• [Recorded information]
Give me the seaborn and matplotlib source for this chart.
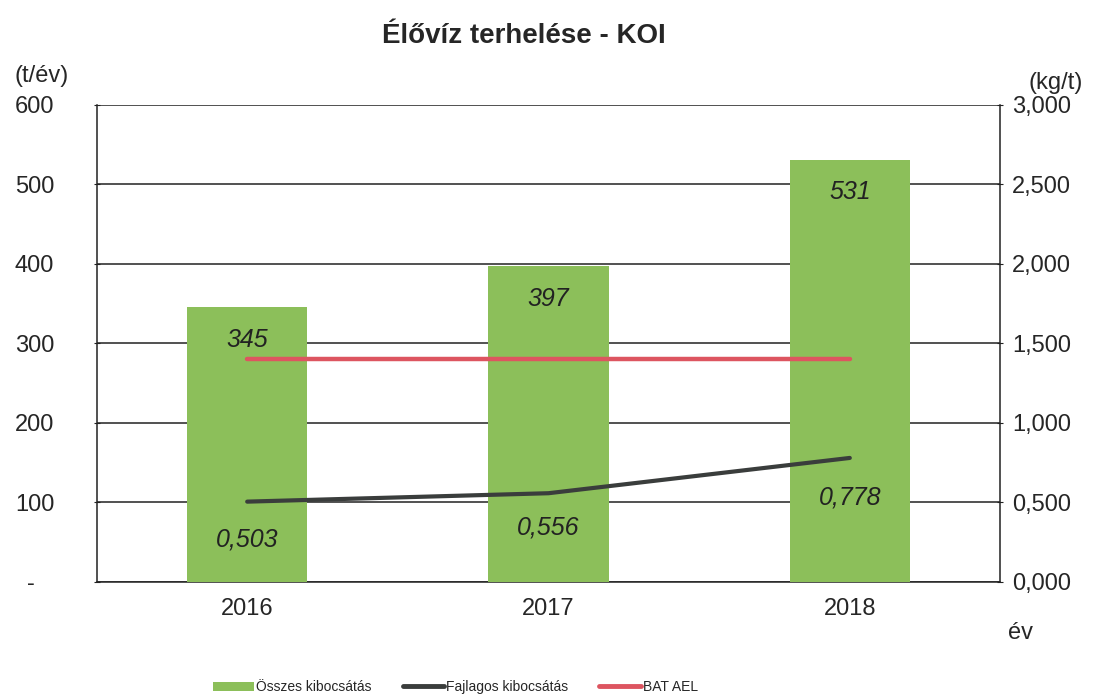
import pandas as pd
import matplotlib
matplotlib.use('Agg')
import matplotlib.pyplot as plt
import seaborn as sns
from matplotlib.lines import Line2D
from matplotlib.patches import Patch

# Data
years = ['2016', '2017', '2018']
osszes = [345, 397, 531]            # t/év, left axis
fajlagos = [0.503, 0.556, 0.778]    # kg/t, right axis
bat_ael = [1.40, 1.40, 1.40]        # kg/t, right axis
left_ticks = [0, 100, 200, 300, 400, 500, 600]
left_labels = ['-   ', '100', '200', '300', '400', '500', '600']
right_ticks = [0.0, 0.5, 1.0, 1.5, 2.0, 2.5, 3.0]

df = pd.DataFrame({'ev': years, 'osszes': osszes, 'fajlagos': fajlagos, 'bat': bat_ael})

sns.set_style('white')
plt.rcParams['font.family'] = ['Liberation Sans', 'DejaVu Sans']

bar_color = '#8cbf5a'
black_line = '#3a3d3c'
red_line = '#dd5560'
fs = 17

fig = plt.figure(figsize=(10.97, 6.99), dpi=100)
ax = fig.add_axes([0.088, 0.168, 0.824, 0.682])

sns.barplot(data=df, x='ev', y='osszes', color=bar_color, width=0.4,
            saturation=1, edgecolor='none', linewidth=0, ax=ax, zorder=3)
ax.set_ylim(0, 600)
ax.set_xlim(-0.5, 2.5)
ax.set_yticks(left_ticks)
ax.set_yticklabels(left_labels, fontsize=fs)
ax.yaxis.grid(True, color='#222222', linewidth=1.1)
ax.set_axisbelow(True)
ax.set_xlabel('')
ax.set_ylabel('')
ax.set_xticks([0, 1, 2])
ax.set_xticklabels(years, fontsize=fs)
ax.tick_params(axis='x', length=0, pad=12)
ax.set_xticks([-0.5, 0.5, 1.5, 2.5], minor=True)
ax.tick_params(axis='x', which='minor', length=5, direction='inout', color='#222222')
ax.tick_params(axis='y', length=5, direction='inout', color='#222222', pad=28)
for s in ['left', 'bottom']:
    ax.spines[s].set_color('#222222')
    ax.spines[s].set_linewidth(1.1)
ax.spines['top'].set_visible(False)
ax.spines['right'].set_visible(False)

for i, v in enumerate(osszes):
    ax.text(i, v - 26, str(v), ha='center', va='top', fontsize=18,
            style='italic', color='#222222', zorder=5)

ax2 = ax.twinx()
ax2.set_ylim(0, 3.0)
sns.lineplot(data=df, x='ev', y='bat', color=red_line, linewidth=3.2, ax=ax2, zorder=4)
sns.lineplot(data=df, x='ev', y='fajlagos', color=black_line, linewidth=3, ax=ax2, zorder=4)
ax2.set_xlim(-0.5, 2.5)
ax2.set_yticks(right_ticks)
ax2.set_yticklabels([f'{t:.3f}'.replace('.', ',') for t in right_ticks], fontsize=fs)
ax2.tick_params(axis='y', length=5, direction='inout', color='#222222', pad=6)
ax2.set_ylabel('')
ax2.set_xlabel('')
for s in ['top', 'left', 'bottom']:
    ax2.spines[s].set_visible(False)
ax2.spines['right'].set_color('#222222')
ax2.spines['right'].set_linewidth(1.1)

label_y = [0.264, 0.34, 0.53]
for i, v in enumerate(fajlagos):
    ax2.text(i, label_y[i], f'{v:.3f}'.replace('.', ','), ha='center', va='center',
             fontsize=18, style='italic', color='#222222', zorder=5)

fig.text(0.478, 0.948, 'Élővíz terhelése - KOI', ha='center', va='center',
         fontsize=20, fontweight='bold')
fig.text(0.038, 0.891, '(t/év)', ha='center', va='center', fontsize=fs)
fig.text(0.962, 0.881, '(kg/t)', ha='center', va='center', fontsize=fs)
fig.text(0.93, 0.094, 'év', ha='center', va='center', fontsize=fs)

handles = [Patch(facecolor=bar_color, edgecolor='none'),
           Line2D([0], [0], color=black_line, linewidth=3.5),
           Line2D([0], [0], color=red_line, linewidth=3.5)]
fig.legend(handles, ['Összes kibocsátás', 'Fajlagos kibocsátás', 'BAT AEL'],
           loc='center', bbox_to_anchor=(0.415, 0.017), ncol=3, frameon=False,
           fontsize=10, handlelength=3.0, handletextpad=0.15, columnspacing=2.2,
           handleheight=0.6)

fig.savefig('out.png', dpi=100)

• [What the exercise asks] Reproduce the full material exactly, excluding the pictures.

• [Result for this exercise]
Give me the seaborn and matplotlib source for this chart.
import pandas as pd
import matplotlib
matplotlib.use('Agg')
import matplotlib.pyplot as plt
import seaborn as sns
from matplotlib.lines import Line2D
from matplotlib.patches import Patch

# Data
years = ['2016', '2017', '2018']
osszes = [345, 397, 531]            # t/év, left axis
fajlagos = [0.503, 0.556, 0.778]    # kg/t, right axis
bat_ael = [1.40, 1.40, 1.40]        # kg/t, right axis
left_ticks = [0, 100, 200, 300, 400, 500, 600]
left_labels = ['-   ', '100', '200', '300', '400', '500', '600']
right_ticks = [0.0, 0.5, 1.0, 1.5, 2.0, 2.5, 3.0]

df = pd.DataFrame({'ev': years, 'osszes': osszes, 'fajlagos': fajlagos, 'bat': bat_ael})

sns.set_style('white')
plt.rcParams['font.family'] = ['Liberation Sans', 'DejaVu Sans']

bar_color = '#8cbf5a'
black_line = '#3a3d3c'
red_line = '#dd5560'
fs = 17

fig = plt.figure(figsize=(10.97, 6.99), dpi=100)
ax = fig.add_axes([0.088, 0.168, 0.824, 0.682])

sns.barplot(data=df, x='ev', y='osszes', color=bar_color, width=0.4,
            saturation=1, edgecolor='none', linewidth=0, ax=ax, zorder=3)
ax.set_ylim(0, 600)
ax.set_xlim(-0.5, 2.5)
ax.set_yticks(left_ticks)
ax.set_yticklabels(left_labels, fontsize=fs)
ax.yaxis.grid(True, color='#222222', linewidth=1.1)
ax.set_axisbelow(True)
ax.set_xlabel('')
ax.set_ylabel('')
ax.set_xticks([0, 1, 2])
ax.set_xticklabels(years, fontsize=fs)
ax.tick_params(axis='x', length=0, pad=12)
ax.set_xticks([-0.5, 0.5, 1.5, 2.5], minor=True)
ax.tick_params(axis='x', which='minor', length=5, direction='inout', color='#222222')
ax.tick_params(axis='y', length=5, direction='inout', color='#222222', pad=28)
for s in ['left', 'bottom']:
    ax.spines[s].set_color('#222222')
    ax.spines[s].set_linewidth(1.1)
ax.spines['top'].set_visible(False)
ax.spines['right'].set_visible(False)

for i, v in enumerate(osszes):
    ax.text(i, v - 26, str(v), ha='center', va='top', fontsize=18,
            style='italic', color='#222222', zorder=5)

ax2 = ax.twinx()
ax2.set_ylim(0, 3.0)
sns.lineplot(data=df, x='ev', y='bat', color=red_line, linewidth=3.2, ax=ax2, zorder=4)
sns.lineplot(data=df, x='ev', y='fajlagos', color=black_line, linewidth=3, ax=ax2, zorder=4)
ax2.set_xlim(-0.5, 2.5)
ax2.set_yticks(right_ticks)
ax2.set_yticklabels([f'{t:.3f}'.replace('.', ',') for t in right_ticks], fontsize=fs)
ax2.tick_params(axis='y', length=5, direction='inout', color='#222222', pad=6)
ax2.set_ylabel('')
ax2.set_xlabel('')
for s in ['top', 'left', 'bottom']:
    ax2.spines[s].set_visible(False)
ax2.spines['right'].set_color('#222222')
ax2.spines['right'].set_linewidth(1.1)

label_y = [0.264, 0.34, 0.53]
for i, v in enumerate(fajlagos):
    ax2.text(i, label_y[i], f'{v:.3f}'.replace('.', ','), ha='center', va='center',
             fontsize=18, style='italic', color='#222222', zorder=5)

fig.text(0.478, 0.948, 'Élővíz terhelése - KOI', ha='center', va='center',
         fontsize=20, fontweight='bold')
fig.text(0.038, 0.891, '(t/év)', ha='center', va='center', fontsize=fs)
fig.text(0.962, 0.881, '(kg/t)', ha='center', va='center', fontsize=fs)
fig.text(0.93, 0.094, 'év', ha='center', va='center', fontsize=fs)

handles = [Patch(facecolor=bar_color, edgecolor='none'),
           Line2D([0], [0], color=black_line, linewidth=3.5),
           Line2D([0], [0], color=red_line, linewidth=3.5)]
fig.legend(handles, ['Összes kibocsátás', 'Fajlagos kibocsátás', 'BAT AEL'],
           loc='center', bbox_to_anchor=(0.415, 0.017), ncol=3, frameon=False,
           fontsize=10, handlelength=3.0, handletextpad=0.15, columnspacing=2.2,
           handleheight=0.6)

fig.savefig('out.png', dpi=100)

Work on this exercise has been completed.